オールイングリッシュ授業、中学校では2021年度から、高校では2022年度から実施…

「グローバル(Global)」という言葉が多用されるようになって随分がたちます。特に今年は、東京五輪・パラリンピック開催の年でもあり、特に「グローバル」という言葉が強く意識されているようにも思えます。

教育現場において「グローバル」という言葉から問われる問題として、「英語授業のあり方」があります。

文部科学省が指摘している「日本の英語教育」課題として

   英語を用いて何ができるようになったか…
   よりも
   分封や語彙等の知識がどれだけ身についたか…

という授業であることをあげていて

   コミュニケーション能力の育成を意識した取り組みが不十分…

であることが課題としています。

文部科学省では、グローバル化などの変化の激しい時代の流れを踏まえて、2009年3月9日に高校の学習指導要領を改定しました。

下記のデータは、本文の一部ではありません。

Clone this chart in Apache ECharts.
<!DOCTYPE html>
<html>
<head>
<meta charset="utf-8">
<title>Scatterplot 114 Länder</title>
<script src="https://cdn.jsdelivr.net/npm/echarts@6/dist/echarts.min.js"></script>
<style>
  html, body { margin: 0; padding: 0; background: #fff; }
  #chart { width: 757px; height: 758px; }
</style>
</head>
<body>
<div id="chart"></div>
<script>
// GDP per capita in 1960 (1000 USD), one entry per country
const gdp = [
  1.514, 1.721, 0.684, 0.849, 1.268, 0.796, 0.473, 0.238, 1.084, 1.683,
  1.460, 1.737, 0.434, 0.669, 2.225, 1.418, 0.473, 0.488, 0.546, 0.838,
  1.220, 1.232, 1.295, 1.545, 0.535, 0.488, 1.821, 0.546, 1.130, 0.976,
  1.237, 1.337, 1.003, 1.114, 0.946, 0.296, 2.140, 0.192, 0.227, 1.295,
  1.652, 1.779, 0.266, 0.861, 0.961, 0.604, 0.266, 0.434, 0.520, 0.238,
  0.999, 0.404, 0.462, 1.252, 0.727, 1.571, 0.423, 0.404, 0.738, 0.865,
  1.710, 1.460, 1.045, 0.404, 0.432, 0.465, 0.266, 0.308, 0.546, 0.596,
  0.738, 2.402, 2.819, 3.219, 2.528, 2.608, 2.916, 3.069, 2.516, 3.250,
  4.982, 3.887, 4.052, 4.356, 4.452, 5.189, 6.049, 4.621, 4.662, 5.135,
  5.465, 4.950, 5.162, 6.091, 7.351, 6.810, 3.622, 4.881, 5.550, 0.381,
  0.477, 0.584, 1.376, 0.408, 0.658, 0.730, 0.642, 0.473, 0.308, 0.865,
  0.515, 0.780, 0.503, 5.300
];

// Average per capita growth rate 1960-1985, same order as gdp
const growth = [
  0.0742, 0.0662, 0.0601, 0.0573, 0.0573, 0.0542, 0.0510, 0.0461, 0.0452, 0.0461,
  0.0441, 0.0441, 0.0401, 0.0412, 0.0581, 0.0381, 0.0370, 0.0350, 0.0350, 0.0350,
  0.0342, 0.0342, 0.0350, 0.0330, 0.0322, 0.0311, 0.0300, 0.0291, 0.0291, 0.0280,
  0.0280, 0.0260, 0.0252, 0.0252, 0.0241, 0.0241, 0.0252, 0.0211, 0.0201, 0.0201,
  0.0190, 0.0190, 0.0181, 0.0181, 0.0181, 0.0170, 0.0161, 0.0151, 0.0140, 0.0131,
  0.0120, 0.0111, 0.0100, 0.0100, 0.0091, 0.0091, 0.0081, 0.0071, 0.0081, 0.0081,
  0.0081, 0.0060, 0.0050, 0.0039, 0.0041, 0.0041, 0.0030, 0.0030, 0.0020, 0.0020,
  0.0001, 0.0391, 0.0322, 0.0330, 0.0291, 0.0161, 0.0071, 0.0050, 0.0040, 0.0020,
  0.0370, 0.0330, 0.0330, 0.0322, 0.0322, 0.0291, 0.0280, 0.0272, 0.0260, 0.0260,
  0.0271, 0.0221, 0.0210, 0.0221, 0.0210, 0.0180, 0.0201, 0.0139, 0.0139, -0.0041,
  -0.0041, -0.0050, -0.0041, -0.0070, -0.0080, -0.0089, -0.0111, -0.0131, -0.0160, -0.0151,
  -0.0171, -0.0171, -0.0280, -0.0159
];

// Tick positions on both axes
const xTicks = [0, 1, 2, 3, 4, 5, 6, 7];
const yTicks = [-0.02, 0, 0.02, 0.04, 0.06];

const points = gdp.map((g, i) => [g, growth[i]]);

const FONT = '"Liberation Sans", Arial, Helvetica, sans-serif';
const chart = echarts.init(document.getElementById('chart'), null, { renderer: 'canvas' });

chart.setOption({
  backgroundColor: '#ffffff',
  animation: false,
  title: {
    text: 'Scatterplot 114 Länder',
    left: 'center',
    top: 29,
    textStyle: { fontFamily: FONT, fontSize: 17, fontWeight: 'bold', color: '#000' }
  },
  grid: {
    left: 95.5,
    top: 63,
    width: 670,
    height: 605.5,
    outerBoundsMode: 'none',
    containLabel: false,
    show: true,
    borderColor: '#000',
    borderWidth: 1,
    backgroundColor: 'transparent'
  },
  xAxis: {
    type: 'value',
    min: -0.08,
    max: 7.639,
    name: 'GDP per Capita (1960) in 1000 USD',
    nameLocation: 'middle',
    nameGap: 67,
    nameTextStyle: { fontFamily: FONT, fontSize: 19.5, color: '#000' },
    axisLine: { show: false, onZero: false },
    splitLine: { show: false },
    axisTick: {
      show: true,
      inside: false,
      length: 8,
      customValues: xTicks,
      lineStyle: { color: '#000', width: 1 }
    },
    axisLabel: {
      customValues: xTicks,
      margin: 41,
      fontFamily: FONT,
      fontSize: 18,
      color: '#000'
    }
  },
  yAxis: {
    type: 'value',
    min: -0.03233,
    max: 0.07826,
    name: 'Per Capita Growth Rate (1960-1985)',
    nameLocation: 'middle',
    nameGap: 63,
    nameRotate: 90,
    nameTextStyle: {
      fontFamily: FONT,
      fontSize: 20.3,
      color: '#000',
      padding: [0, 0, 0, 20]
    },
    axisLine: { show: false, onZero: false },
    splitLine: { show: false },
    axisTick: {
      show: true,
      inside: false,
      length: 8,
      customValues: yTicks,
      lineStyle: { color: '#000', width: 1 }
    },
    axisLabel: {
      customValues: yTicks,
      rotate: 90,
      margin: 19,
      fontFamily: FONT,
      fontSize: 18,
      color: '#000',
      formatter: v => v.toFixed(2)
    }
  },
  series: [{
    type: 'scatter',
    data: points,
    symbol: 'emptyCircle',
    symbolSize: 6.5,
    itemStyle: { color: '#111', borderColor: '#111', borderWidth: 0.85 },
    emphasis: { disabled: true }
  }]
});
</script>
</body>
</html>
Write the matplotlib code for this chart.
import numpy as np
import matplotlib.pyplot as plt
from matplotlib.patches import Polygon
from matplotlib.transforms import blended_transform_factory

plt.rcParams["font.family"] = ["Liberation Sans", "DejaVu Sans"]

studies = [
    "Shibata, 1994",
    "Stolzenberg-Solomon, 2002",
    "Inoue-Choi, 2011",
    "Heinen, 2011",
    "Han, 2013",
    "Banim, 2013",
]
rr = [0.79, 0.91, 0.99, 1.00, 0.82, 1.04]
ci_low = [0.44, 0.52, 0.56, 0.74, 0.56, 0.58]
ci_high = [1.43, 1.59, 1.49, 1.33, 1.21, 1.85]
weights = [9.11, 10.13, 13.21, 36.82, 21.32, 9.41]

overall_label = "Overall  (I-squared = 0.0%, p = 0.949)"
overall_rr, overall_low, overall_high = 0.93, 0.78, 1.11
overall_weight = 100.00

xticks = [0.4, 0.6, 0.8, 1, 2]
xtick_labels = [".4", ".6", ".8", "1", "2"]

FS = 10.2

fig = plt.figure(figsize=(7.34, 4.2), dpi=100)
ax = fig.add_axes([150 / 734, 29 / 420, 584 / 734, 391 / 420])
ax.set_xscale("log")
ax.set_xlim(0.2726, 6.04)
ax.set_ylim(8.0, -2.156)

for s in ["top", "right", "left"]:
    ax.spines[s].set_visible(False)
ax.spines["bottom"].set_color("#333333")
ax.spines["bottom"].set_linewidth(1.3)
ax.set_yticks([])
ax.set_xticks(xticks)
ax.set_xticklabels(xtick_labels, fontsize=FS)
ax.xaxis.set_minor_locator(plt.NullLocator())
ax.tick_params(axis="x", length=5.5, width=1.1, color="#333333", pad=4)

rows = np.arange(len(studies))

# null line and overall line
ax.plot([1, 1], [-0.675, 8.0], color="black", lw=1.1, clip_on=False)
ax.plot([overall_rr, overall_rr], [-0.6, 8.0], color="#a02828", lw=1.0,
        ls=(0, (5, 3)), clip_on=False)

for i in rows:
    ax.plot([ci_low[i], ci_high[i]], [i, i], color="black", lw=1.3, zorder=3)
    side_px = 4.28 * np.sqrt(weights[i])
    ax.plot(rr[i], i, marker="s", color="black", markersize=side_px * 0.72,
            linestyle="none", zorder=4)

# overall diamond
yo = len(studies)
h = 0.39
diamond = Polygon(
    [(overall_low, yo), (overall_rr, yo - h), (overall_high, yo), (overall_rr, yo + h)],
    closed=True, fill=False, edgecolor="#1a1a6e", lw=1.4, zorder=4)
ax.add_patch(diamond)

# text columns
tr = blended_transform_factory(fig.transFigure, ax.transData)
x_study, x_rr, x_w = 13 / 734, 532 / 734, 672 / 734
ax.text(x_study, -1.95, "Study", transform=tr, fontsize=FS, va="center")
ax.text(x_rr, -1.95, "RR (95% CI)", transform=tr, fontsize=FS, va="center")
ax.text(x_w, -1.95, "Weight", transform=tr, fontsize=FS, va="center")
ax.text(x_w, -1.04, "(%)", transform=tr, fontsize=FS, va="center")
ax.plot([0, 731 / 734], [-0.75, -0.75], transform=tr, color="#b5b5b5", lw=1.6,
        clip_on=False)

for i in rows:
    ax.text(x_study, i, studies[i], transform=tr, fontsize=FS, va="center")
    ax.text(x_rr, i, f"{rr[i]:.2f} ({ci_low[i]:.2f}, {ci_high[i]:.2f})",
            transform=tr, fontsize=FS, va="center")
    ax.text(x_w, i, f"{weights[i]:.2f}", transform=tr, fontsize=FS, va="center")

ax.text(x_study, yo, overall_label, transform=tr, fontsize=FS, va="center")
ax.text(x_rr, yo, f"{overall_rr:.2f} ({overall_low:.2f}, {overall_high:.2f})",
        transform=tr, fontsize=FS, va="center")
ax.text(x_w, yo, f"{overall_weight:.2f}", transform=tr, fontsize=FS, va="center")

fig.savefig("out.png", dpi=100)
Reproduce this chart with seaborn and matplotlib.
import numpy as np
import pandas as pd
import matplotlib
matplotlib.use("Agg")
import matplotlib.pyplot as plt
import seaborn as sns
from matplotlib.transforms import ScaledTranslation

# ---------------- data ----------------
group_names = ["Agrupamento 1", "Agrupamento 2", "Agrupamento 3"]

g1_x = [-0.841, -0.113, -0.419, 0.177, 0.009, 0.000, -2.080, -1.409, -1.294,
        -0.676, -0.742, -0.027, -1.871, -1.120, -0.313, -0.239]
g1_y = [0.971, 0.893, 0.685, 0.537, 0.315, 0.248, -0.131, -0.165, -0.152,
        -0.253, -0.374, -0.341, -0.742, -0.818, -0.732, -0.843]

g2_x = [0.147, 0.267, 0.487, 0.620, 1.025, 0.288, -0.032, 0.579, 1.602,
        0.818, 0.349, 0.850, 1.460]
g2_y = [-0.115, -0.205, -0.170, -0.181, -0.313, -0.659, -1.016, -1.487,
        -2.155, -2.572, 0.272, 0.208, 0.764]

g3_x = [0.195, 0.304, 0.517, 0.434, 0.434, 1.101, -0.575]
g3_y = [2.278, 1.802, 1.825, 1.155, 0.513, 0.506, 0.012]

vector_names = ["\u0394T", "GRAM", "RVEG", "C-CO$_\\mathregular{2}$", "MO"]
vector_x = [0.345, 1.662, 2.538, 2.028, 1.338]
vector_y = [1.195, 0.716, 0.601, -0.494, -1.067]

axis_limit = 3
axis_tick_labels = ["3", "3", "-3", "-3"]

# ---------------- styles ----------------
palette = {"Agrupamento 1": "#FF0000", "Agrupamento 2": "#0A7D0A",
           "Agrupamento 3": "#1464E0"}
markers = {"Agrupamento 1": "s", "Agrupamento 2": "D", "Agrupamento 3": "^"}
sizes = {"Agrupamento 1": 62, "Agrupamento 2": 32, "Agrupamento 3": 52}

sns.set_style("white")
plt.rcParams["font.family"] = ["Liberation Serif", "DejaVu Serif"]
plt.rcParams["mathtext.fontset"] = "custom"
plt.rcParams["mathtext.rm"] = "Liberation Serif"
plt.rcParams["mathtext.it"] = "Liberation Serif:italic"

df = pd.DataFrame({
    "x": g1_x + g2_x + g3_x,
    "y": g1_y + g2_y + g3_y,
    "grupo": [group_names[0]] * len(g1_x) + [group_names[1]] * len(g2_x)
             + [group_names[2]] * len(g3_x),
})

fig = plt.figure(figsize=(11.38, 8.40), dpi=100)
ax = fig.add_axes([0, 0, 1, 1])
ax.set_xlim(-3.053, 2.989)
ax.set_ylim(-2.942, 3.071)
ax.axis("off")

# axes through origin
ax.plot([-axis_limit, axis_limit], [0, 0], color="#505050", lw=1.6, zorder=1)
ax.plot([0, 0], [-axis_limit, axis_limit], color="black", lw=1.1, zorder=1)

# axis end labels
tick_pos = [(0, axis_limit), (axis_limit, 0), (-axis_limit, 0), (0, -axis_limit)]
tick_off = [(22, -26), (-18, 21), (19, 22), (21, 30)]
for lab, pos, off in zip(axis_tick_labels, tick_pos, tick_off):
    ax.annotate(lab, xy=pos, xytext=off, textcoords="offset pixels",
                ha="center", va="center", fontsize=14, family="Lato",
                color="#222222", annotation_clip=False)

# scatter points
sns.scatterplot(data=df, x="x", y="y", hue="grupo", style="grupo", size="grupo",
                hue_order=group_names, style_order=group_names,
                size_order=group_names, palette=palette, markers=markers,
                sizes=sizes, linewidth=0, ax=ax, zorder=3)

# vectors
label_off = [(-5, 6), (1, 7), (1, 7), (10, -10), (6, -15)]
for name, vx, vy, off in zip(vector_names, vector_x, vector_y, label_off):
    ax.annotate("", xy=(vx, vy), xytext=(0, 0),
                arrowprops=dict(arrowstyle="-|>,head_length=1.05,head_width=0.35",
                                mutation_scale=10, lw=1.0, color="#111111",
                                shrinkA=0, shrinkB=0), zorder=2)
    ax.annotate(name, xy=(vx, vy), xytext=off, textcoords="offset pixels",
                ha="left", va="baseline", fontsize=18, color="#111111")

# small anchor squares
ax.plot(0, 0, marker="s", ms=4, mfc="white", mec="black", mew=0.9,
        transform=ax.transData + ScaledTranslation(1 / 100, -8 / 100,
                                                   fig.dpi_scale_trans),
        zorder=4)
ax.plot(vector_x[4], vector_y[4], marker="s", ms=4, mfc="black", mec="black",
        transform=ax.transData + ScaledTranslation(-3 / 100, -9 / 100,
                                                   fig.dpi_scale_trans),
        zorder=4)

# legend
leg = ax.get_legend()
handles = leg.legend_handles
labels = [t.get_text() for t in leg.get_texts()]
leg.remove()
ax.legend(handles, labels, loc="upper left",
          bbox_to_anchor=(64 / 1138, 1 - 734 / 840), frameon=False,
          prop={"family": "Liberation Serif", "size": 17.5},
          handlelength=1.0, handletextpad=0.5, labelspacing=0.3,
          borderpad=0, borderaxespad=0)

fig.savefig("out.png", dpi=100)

英語に関する学科の各科目については、その特質にかんがみ、生徒が英語に触れる機会を充実するとともに、授業を実際のコミュニケーションの場面とするため、授業は英語で行うことを基本とすること。― 高等学校学習指導要領 平成21(2009)年3月 文部科学省

「ゆとり」か「詰め込み」か…ではなく、基礎的・基本的な知識・技能の習得と思考力・判断力・表現力等の育成との両方が必要とし、生活課題を解決できる実践的な「生きる力」の育成を目指しました。

学習指導要領では、
   授業は英語で行うことを基本とする…
ということが初めて明記されました。

2013年12月13日に公表された「グローバル化に対応した英語教育改革実施計画」の中では、今後は中学校でも授業を英語で行うことを基本にしていくという記述がありました。

2017年3月31日、新しく改訂された学習指導要領が発表されました。

中学校の学習指導要領にも
   授業は英語で行うことを基本とする…
ということが付け加えられました。

小学校では、2021年度から、それまで5年生と6年生から英語を必修教科とするはずだったのを前倒しにして、3年生、4年生から外国語活動を実施することになりました。

中学校では、2021年度から、英語の授業は英語で行う「オールイングリッシュ授業」が基本とする定めとなります。

高校では2022年度から「オールイングリッシュ授業」となります。

大学入試の形式も変わり、いままでの「大学入試センター試験」から「大学入試共通テスト」に2021年度入試から変わります。

英語の配点は、リーディング100点、リスニング100点、その他200点となり、問題文が全て英語になることも検討されているようです。

この「オールイングリッシュ授業」は、2018年度より移行期間として既に始まっており、2021年度には、全面実施される予定になっています。

現状では、教師が発話を英語で行っている割合が50%以上の割合は、中学高校とも50%前後で、そもそも教師側が、これに対応できるのかという心配もありますね。

「オールイングリッシュ授業」と聞くと、ちょっと身構えてしまいますが、授業を英語で行うことはあくまでも「基本」であって、また使用する英語についても、生徒の理解度に合わせていくので、何から何まで英語を使用するのではなく、必要な場合は、適宜日本語を使用することも十分にあり得るということです。

しかし、日本語を使用することがあると言っても、”Open your textbook”などの簡単な動作を英語で指示するだけでは、とても「オールイングリッシュ授業」とは言えませんよね。

実際に英語でディベートができるレベルにまで持っていけるのかどうか…

文部科学省では、各中・高等学校が学習指導要領に基づき、生徒に求められる英語力を達成するための学習到達目標を「CAN-DOリスト」の形で具体的に設定するとしています。

CAN-DOリストとは、学習の到達目標を「~することができる」という形で指標化し、英語を使って具体的に何ができるようになったのか、明確化しようというものです。

「書くこと」「聞くこと」「話すこと」「読むこと」の4技能が英語教育の中心となりますので、たとえば、中学校卒業までに

   聞いたり読んだりしたことなどについてほかの人と話し合い、
   理解したことを確認したり、意見の交換をしたりすることが
できる…(話すこと)

   自分の考えや気持ちなどが読み手に正しく伝わるように、
   文と文のつながりや全体としてのまとまりに注意してある程度の
   長さの文章を書くことができる…(書くこと)

といったような形式で、目標達成度合いを指標化しようというのです、

文部科学省の調査では、2015(平成27)年度に、中学校では51.1%の学校、高校では69.6%の学科が、CAN-DOリストによる学習到達目標を設定していました。

ただし、その達成状況を把握している学校は各22.2%、30.7%にとどまり、CAN-DOリストそのものを公表している学校に至っては、各7.8%、22.0%にすぎないというのが現状です。

学校側も、まだまだ「生徒が~できるようになった」と、自信を持って指導できている状況には至っていないようです。 

日本人は、学校教育でかなりの期間で英語を習っているにもかかわらず、英語を話せるようにはならないとよく言われます。